A floresta amazônica é uma das maiores do mundo, contendo inestimáveis tesouros naturais tanto na sua fauna quanto na sua flora. Não apenas como também no passado, a Amazônia é e foi lar de grandes e fantásticos animais como a sucuri-verde e o titânico Purussaurus brasiliensis. Algumas dessas criaturas não chegam nem a ser pré-históricas, como é o caso da Peltocephalus maturin, também conhecida como tartaruga-gigante-amazônica.
Um novo estudo publicado na Biology Letters sugere que existe uma possibilidade dessa espécie ter convivido com as primeiras populações de humanos da região, algo que dataria entre 14 até 9 mil anos atrás.
Em 2015, num garimpo desativado no Rio Madeira, no estado de Rondônia, foi descoberto um fóssil da mandíbula do que hoje é chamado de tartaruga-gigante-amazônica. Diversos pesquisadores de universidades espalhadas por todo o Brasil colaboraram para a identificação do animal cuja a estimativa é que teria entre 1,8 m até 2m.

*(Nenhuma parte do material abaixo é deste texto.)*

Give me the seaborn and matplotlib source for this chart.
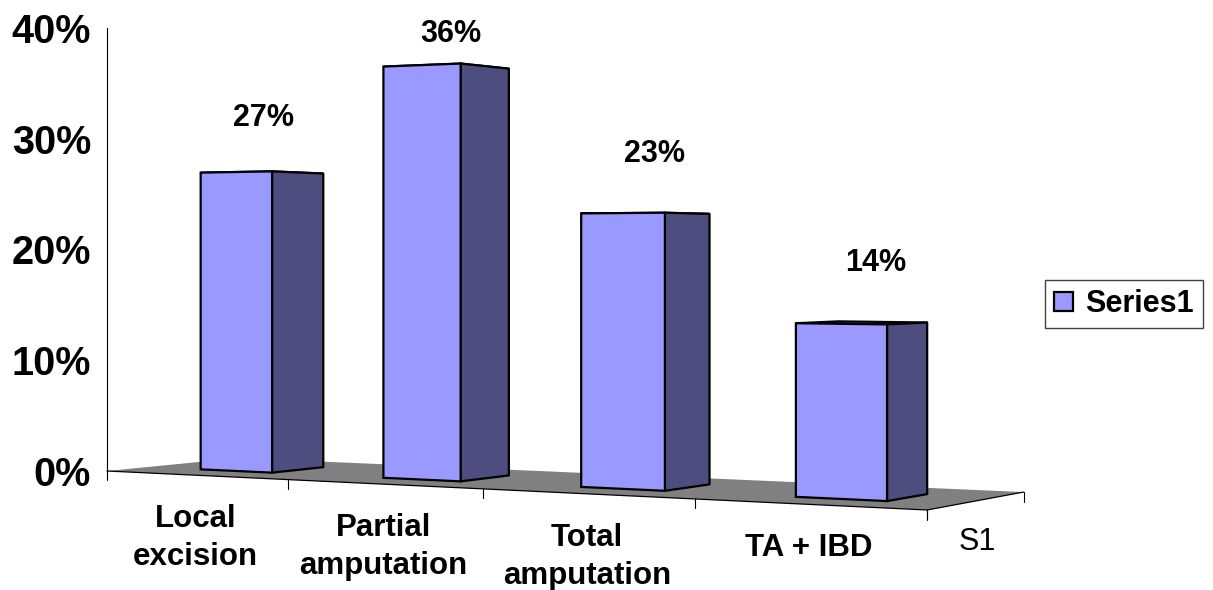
import numpy as np
import matplotlib
matplotlib.use("Agg")
import matplotlib.pyplot as plt
from matplotlib.transforms import Transform, Affine2D
from matplotlib.patches import Polygon
import seaborn as sns

# ---- data -------------------------------------------------------------
categories = ["Local\nexcision", "Partial\namputation", "Total\namputation", "TA + IBD"]
values = [27, 36, 23, 14]
series_name = "Series1"
series_axis_label = "S1"
y_ticks = [0, 10, 20, 30, 40]
y_tick_labels = ["0%", "10%", "20%", "30%", "40%"]

# ---- style ------------------------------------------------------------
FRONT = "#9999FF"
SIDE = "#4D4D80"
FLOOR = "#808080"
W_PX, H_PX, DPI = 1213, 590, 100

# Perspective camera: (category position u, value v, depth z) -> pixel (x right, y down)
CAMERA = np.array([
    [169.5,    0.0,     148.0,  107.0],
    [-9.78,   -11.075,  16.6,   471.0],
    [-0.03829, 0.0,     0.0646,   1.0],
])
BAR_WIDTH = 0.4
BAR_DEPTH = (0.3, 0.7)
LABEL_LIFT = 4.85   # value-label height above the bar top, in value units


def project(u, v, z):
    u, v, z = np.broadcast_arrays(np.asarray(u, float), np.asarray(v, float),
                                  np.asarray(z, float))
    h = CAMERA @ np.vstack([u.ravel(), v.ravel(), z.ravel(), np.ones(u.size)])
    return h[0] / h[2], h[1] / h[2]


class DepthPlane(Transform):
    """Maps (seaborn category x, value) on a plane of constant depth to pixels."""
    input_dims = output_dims = 2
    is_separable = False
    has_inverse = False

    def __init__(self, plane_z, shift):
        super().__init__()
        self.plane_z = plane_z
        self.shift = shift

    def transform_non_affine(self, values):
        xy = np.atleast_2d(np.asarray(values, float))
        x, y = project(xy[:, 0] + self.shift, xy[:, 1], self.plane_z)
        return np.column_stack([x, y])


sns.set_style("white")
plt.rcParams["font.family"] = ["Liberation Sans", "DejaVu Sans"]
plt.rcParams["text.color"] = "black"

fig = plt.figure(figsize=(W_PX / DPI, H_PX / DPI), dpi=DPI)
screen = Affine2D().scale(1 / DPI, -1 / DPI).translate(0, H_PX / DPI) + fig.dpi_scale_trans

n = len(categories)
x0, y_base = project(0, 0, 0)
_, y_top = project(0, y_ticks[-1], 0)
fx_end, _ = project(n, 0, 0)
ax = fig.add_axes([x0[0] / W_PX, 1 - y_base[0] / H_PX,
                   (fx_end[0] - x0[0]) / W_PX, (y_base[0] - y_top[0]) / H_PX])
ax.patch.set_alpha(0)

sns.barplot(x=categories, y=values, color=FRONT, saturation=1, width=BAR_WIDTH,
            edgecolor="black", linewidth=1.6, errorbar=None, label=series_name, ax=ax)

ax.set_ylim(y_ticks[0], y_ticks[-1])
ax.set_yticks(y_ticks, y_tick_labels)
ax.set_xticks([])
ax.set_xlabel("")
ax.set_ylabel("")
for side in ("top", "right", "bottom"):
    ax.spines[side].set_visible(False)
ax.spines["left"].set_color("black")
ax.spines["left"].set_linewidth(0.8)
ax.tick_params(axis="y", direction="out", length=6.5, width=0.8, color="black",
               pad=5, labelsize=28.5, labelcolor="black")
for t in ax.get_yticklabels():
    t.set_fontweight("bold")

leg = ax.legend(loc="upper left", bbox_to_anchor=(1045 / W_PX, 1 - 280 / H_PX),
                bbox_transform=fig.transFigure, frameon=True, fancybox=False,
                framealpha=1, edgecolor="#404040",
                prop=dict(weight="bold", size=22), handlelength=0.62,
                handleheight=0.62, handletextpad=0.4, borderpad=0.3,
                borderaxespad=0, labelcolor="black")
leg.get_frame().set_linewidth(1.0)

# floor
fx, fy = project([0, n, n, 0], 0, [0, 0, 1, 1])
ax.add_patch(Polygon(np.column_stack([fx, fy]), closed=True, facecolor=FLOOR,
                     edgecolor="none", transform=screen, clip_on=False, zorder=1))
ex, ey = project(np.arange(n + 1), 0, 0)
ax.plot(ex, ey, color="black", lw=0.9, transform=screen, clip_on=False, zorder=1.5)
sx, sy = project(n, 0, [0, 1])
ax.plot(sx, sy, color="black", lw=0.9, transform=screen, clip_on=False, zorder=1.5)
for xk, yk in zip(ex, ey):
    ax.plot([xk, xk], [yk, yk + 9], color="black", lw=0.8, transform=screen, clip_on=False)
for xk, yk in zip(sx, sy):
    ax.plot([xk, xk], [yk, yk + 10], color="black", lw=0.8, transform=screen, clip_on=False)

# bars: seaborn front faces projected onto the front plane, plus side/top faces
z0, z1 = BAR_DEPTH
_, label_floor = project(0, y_ticks[-1], 0)
for p, val in zip(ax.patches, values):
    ul = p.get_x() + 0.5
    ur = ul + p.get_width()
    v = p.get_height()
    tx, ty = project([ul, ur, ur, ul], v, [z0, z0, z1, z1])
    ax.add_patch(Polygon(np.column_stack([tx, ty]), closed=True, facecolor=FRONT,
                         edgecolor="black", lw=1.6, transform=screen, clip_on=False,
                         zorder=2))
    sx_, sy_ = project(ur, [0, 0, v, v], [z0, z1, z1, z0])
    ax.add_patch(Polygon(np.column_stack([sx_, sy_]), closed=True, facecolor=SIDE,
                         edgecolor="black", lw=1.6, joinstyle="round", transform=screen,
                         clip_on=False, zorder=3))
    p.set_transform(DepthPlane(z0, 0.5) + screen)
    p.set_clip_on(False)
    p.set_zorder(4)
    lx, ly = project((ul + ur) / 2 + 0.15, v + LABEL_LIFT, z0)
    ax.text(lx[0], max(ly[0], label_floor[0] + 6), f"{val}%", transform=screen,
            ha="center", va="center", fontsize=22, fontweight="bold", color="black")

# category labels along the front edge of the floor
for i, cat in enumerate(categories):
    cx, cy = project(i + 0.5, 0, 0)
    ax.text(cx[0], cy[0] + 29, cat, transform=screen, ha="center", va="top",
            multialignment="center", fontsize=22.5, fontweight="bold",
            linespacing=1.34, color="black")

# series axis label on the right edge of the floor
qx, qy = project(n, 0, 0.5)
ax.text(qx[0], qy[0] + 26, series_axis_label, transform=screen, ha="center",
        va="top", fontsize=22, color="black")

fig.savefig("out.png", dpi=DPI)
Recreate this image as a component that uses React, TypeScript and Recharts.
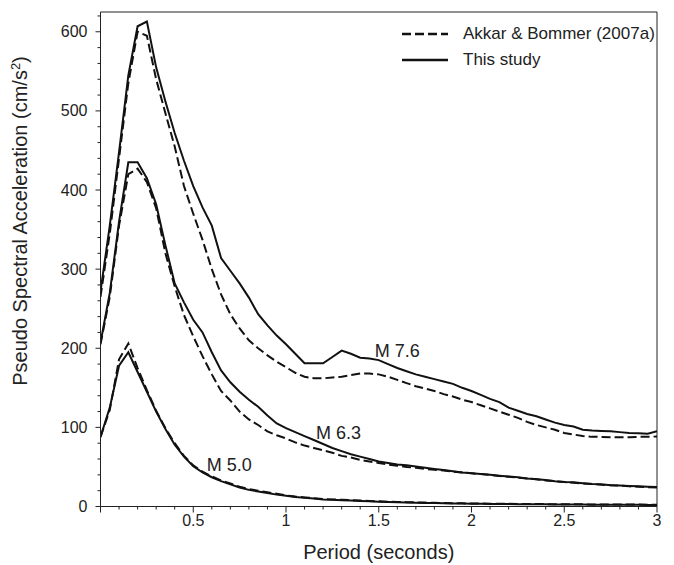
import React from 'react';
import {
  LineChart,
  Line,
  XAxis,
  YAxis,
  ReferenceLine,
  ReferenceDot,
  Legend,
} from 'recharts';

// Period (s) sampled every 0.05 s
const PERIODS = [
  0, 0.05, 0.1, 0.15, 0.2, 0.25, 0.3, 0.35, 0.4, 0.45,
  0.5, 0.55, 0.6, 0.65, 0.7, 0.75, 0.8, 0.85, 0.9, 0.95,
  1, 1.05, 1.1, 1.15, 1.2, 1.25, 1.3, 1.35, 1.4, 1.45,
  1.5, 1.55, 1.6, 1.65, 1.7, 1.75, 1.8, 1.85, 1.9, 1.95,
  2, 2.05, 2.1, 2.15, 2.2, 2.25, 2.3, 2.35, 2.4, 2.45,
  2.5, 2.55, 2.6, 2.65, 2.7, 2.75, 2.8, 2.85, 2.9, 2.95,
  3,
];

// PSA (cm/s^2), "This study"
const M76_THIS = [
  272, 355, 448, 545, 607, 613, 555, 512, 472, 437,
  405, 378, 355, 314, 298, 282, 264, 243, 229, 216,
  205, 193, 181, 181, 181, 189, 197, 193, 188, 187,
  185, 180, 175, 171, 167, 164, 161, 158, 155, 150,
  146, 141, 136, 132, 125, 121, 117, 114, 110, 106,
  103, 101, 97, 96, 95.5, 95, 94, 93, 92.5, 92,
  95,
];
const M63_THIS = [
  207, 270, 360, 435, 435, 415, 382, 330, 282, 258,
  236, 220, 195, 172, 157, 145, 135, 126, 115, 105,
  99, 94, 89, 84, 79, 74, 70, 66, 63, 60,
  57, 55, 53, 52, 50.5, 49, 47.5, 46, 44.5, 43,
  42, 41, 40, 39, 38, 37, 35.5, 34.5, 33.5, 32,
  31, 30.5, 29.5, 28.5, 28, 27, 26.5, 26, 25.5, 25,
  24.5,
];
const M50_THIS = [
  88, 125, 178, 195, 170, 145, 120, 98, 78, 63,
  51, 43, 37, 32, 28, 24, 21, 19, 17, 15,
  13.5, 12, 11, 10, 9, 8.5, 8, 7.5, 7, 6.5,
  6, 5.7, 5.4, 5.1, 4.8, 4.5, 4.3, 4.1, 3.9, 3.7,
  3.5, 3.4, 3.3, 3.2, 3.1, 3, 2.9, 2.8, 2.7, 2.6,
  2.5, 2.45, 2.4, 2.35, 2.3, 2.25, 2.2, 2.15, 2.1, 2.05,
  2,
];

// PSA (cm/s^2), Akkar & Bommer (2007a)
const M76_AB = [
  265, 345, 440, 535, 600, 595, 540, 497, 455, 405,
  370, 337, 300, 268, 243, 225, 210, 200, 191, 183,
  176, 169, 164, 162, 162, 163, 164, 166, 168, 168,
  167, 164, 160, 156, 152, 149, 146, 142, 139, 135,
  132, 128, 124, 120, 116, 112, 107, 103, 100, 97,
  93, 91, 89, 88, 88, 87.5, 87.5, 87.5, 88, 88,
  88.5,
];
const M63_AB = [
  205, 265, 355, 420, 427, 410, 377, 320, 278, 242,
  215, 190, 167, 146, 134, 120, 110, 103, 95, 90,
  86, 81, 77, 74, 71, 68, 64, 62, 59, 57,
  55, 53, 51.5, 50, 49, 47.5, 46.5, 45.5, 44, 43,
  42, 41, 40, 38.5, 37.5, 36.5, 35.5, 34.5, 33, 32,
  31, 30, 29, 28.5, 27.5, 27, 26.5, 25.5, 25, 24.5,
  24,
];
const M50_AB = [
  88, 122, 186, 206, 175, 147, 121, 99, 80, 64,
  52, 44, 38, 33, 29, 25, 22, 20, 18, 16,
  14, 12.5, 11.5, 10.5, 9.5, 9, 8.5, 8, 7.5, 7,
  6.5, 6.1, 5.8, 5.5, 5.2, 4.9, 4.6, 4.4, 4.2, 4,
  3.8, 3.7, 3.6, 3.5, 3.4, 3.3, 3.2, 3.1, 3, 2.9,
  2.8, 2.75, 2.7, 2.65, 2.6, 2.55, 2.5, 2.45, 2.4, 2.35,
  2.3,
];

const MAG_LABELS = [
  { text: 'M 7.6', period: 1.6, psa: 197 },
  { text: 'M 6.3', period: 1.283, psa: 94 },
  { text: 'M 5.0', period: 0.694, psa: 53 },
];

const X_TICKS = Array.from({ length: 31 }, (_, i) => Math.round(i) / 10);
const Y_TICKS = Array.from({ length: 32 }, (_, i) => i * 20);

const data = PERIODS.map((t, i) => ({
  t,
  m76This: M76_THIS[i],
  m63This: M63_THIS[i],
  m50This: M50_THIS[i],
  m76Ab: M76_AB[i],
  m63Ab: M63_AB[i],
  m50Ab: M50_AB[i],
}));

const FONT = '"Liberation Sans", Arial, Helvetica, sans-serif';
const INK = '#222';
const LINE = '#111';
const DASH = '9 4';

const XTick = ({ x, y, payload }: any) => {
  const v = payload.value;
  const major = Math.abs(v * 2 - Math.round(v * 2)) < 1e-6;
  return (
    <g>
      <line x1={x} y1={y} x2={x} y2={y + (major ? 6 : 3)} stroke={INK} strokeWidth={1} />
      {major && v > 0 && (
        <text x={x} y={y + 19} textAnchor="middle" fontSize={16} fontFamily={FONT} fill={INK}>
          {String(v)}
        </text>
      )}
    </g>
  );
};

const YTick = ({ x, y, payload }: any) => {
  const v = payload.value;
  const major = v % 100 === 0;
  return (
    <g>
      <line x1={x} y1={y} x2={x - (major ? 5 : 3)} y2={y} stroke={INK} strokeWidth={1} />
      {major && (
        <text x={x - 13} y={y + 5.5} textAnchor="end" fontSize={16} fontFamily={FONT} fill={INK}>
          {v}
        </text>
      )}
    </g>
  );
};

const YTitle = () => (
  <text
    x={27}
    y={221}
    transform="rotate(-90 27 221)"
    textAnchor="middle"
    fontSize={20}
    fontFamily={FONT}
    fill={INK}
  >
    Pseudo Spectral Acceleration (cm/s
    <tspan dy={-7} fontSize={13}>2</tspan>
    <tspan dy={7}>)</tspan>
  </text>
);

const LegendBox = () => (
  <div style={{ fontFamily: FONT, fontSize: 17, color: INK }}>
    {[
      { name: 'Akkar & Bommer (2007a)', dash: DASH },
      { name: 'This study', dash: undefined },
    ].map((row) => (
      <div key={row.name} style={{ display: 'flex', alignItems: 'center', height: 26 }}>
        <svg width={50} height={6}>
          <line x1={2} y1={3} x2={48} y2={3} stroke={LINE} strokeWidth={2.4} strokeDasharray={row.dash} />
        </svg>
        <span style={{ marginLeft: 13, whiteSpace: 'nowrap' }}>{row.name}</span>
      </div>
    ))}
  </div>
);

export default function App() {
  return (
    <div style={{ position: 'absolute', left: 0, top: 0, width: 674, height: 565, background: '#fff' }}>
      <LineChart
        width={674}
        height={565}
        data={data}
        margin={{ top: 12, right: 17, left: 0, bottom: 0 }}
      >
        <XAxis
          type="number"
          dataKey="t"
          domain={[0, 3]}
          ticks={X_TICKS}
          interval={0}
          tick={<XTick />}
          tickLine={false}
          tickSize={0}
          tickMargin={0}
          height={58.5}
          axisLine={{ stroke: INK }}
          allowDataOverflow
          label={{
            value: 'Period (seconds)',
            position: 'insideBottom',
            offset: 6,
            fontSize: 20,
            fontFamily: FONT,
            fill: INK,
          }}
        />
        <YAxis
          type="number"
          domain={[0, 625]}
          ticks={Y_TICKS}
          interval={0}
          tick={<YTick />}
          tickLine={false}
          tickSize={0}
          tickMargin={0}
          width={100.5}
          axisLine={{ stroke: INK }}
          allowDataOverflow
          label={{ content: () => <YTitle /> }}
        />
        <ReferenceLine y={625} stroke={INK} strokeWidth={1} />
        <ReferenceLine x={3} stroke={INK} strokeWidth={1} />

        <Line dataKey="m76Ab" type="linear" stroke={LINE} strokeWidth={2} strokeDasharray={DASH} dot={false} isAnimationActive={false} />
        <Line dataKey="m63Ab" type="linear" stroke={LINE} strokeWidth={2} strokeDasharray={DASH} dot={false} isAnimationActive={false} />
        <Line dataKey="m50Ab" type="linear" stroke={LINE} strokeWidth={2} strokeDasharray={DASH} dot={false} isAnimationActive={false} />
        <Line dataKey="m76This" type="linear" stroke={LINE} strokeWidth={2} dot={false} isAnimationActive={false} />
        <Line dataKey="m63This" type="linear" stroke={LINE} strokeWidth={2} dot={false} isAnimationActive={false} />
        <Line dataKey="m50This" type="linear" stroke={LINE} strokeWidth={2} dot={false} isAnimationActive={false} />

        {MAG_LABELS.map((m) => (
          <ReferenceDot
            key={m.text}
            x={m.period}
            y={m.psa}
            r={0}
            fill="none"
            stroke="none"
            label={{ value: m.text, position: 'center', fontSize: 18, fontFamily: FONT, fill: INK }}
          />
        ))}

        <Legend
          layout="horizontal"
          verticalAlign="middle"
          align="center"
          content={<LegendBox />}
          wrapperStyle={{ top: 21, left: 400, width: 270 }}
        />
      </LineChart>
    </div>
  );
}
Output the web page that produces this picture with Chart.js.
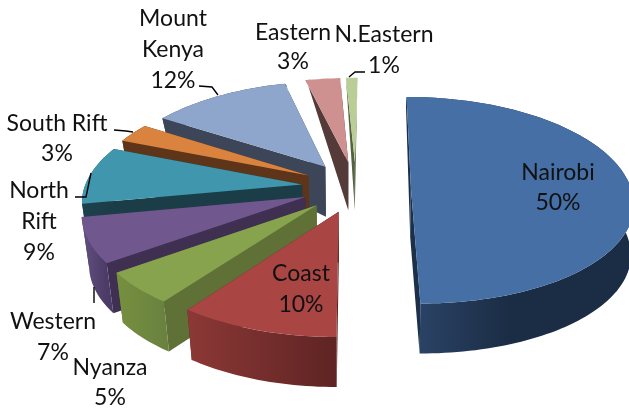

Analisando o fóssil da tartaruga-gigante-amazônica
As primeiras hipóteses é que a mandíbula pertenceria a Stupendemys, que foi a maior tartaruga de água doce da história. Ela teria vivido num período conhecido como Mioceno, cerca de 25 milhões de anos, e é muito comum de se encontrar na região do Rio Madeira sedimentos e rochas que datam daquele período. Por isso, para comprovar as suas suposições, os pesquisadores decidiram fazer uma datação do material encontrado.
“Mandamos algumas amostras para a Universidade da Geórgia, que tem pesquisadores que trabalham com datação por carbono. Quando retornaram os resultados, a gente viu que era algo muito mais recente do que a Stupendemys, então não poderia ser ela. Nesse meio tempo também foi publicado um material sobre a mandíbula de Stupendemys, e vimos que elas são bem diferentes”, explica Gabriel Ferreira, pesquisador da Universidade de Tubinga na Alemanha e líder do estudo, para o Jornal da USP.
Quando chegaram os resultados da datação a equipe obteve um intervalo que ia de 14 até 9 mil anos. Isso chamou atenção pois abria uma possibilidade para que aquela espécie encontrada pudesse ter coexistido com os povoados daquela região. Um arcabouço geoquímico também foi conduzido para validar a datação.
“Essa parte foi realizada pela Miriam Pacheco e a Marcia Rizzuto, da UFSCar e da USP, respectivamente. Elas fizeram análises geoquímicas para ver o quanto de modificações havia no fóssil.”, acrescenta Ferreira.
A equipe precisou seguir por caminhos não convencionais para conseguir concluir a análise do fóssil. Geralmente utiliza-se o esmalte dentário já que ele é a parte mais dura e menos porosa dos esqueletos. Contudo isso não foi possível para o fóssil da tartaruga-gigante-amazônica, então a equipe precisou utilizar os ossos mesmo com toda sua porosidade. Assim, os pesquisadores estabeleceram que o fóssil não poderia ter menos que 9 mil anos e no máximo 40 mil por conta de plantas encontradas no seu interior.
Por esse intervalo, acredita-se que os povoados indígenas daquele período não apenas conviveram com a tartaruga-gigante-amazônica como também podem ser responsáveis pelo seu desaparecimento. As tartarugas faziam parte da alimentação dessas civilizações uma vez que os registros mais antigos desses povos tem ossos de tartarugas em sua companhia. Portanto, se conseguirem comprovar que essa coexistência de fato ocorreu existem altas chances que as tartarugas-gigantes-amazônicas foram predadas por seres humanos.
Max Langer, professor da USP em Ribeirão Preto que orientou a pesquisa, aponta que “a comunidade científica não entrou em um consenso, mas é uma hipótese bem aceita de que se não houvesse a pressão de caça humana sobre essas espécies gigantes, elas ainda existiriam”. O artigo publicado conclui que as extinções de tartarugas gigantes, na Austrália e na América do Sul, seguiram um padrão semelhante ao das extinções de mamíferos herbívoros e outras megafaunas, diretamente relacionadas à superexploração humana.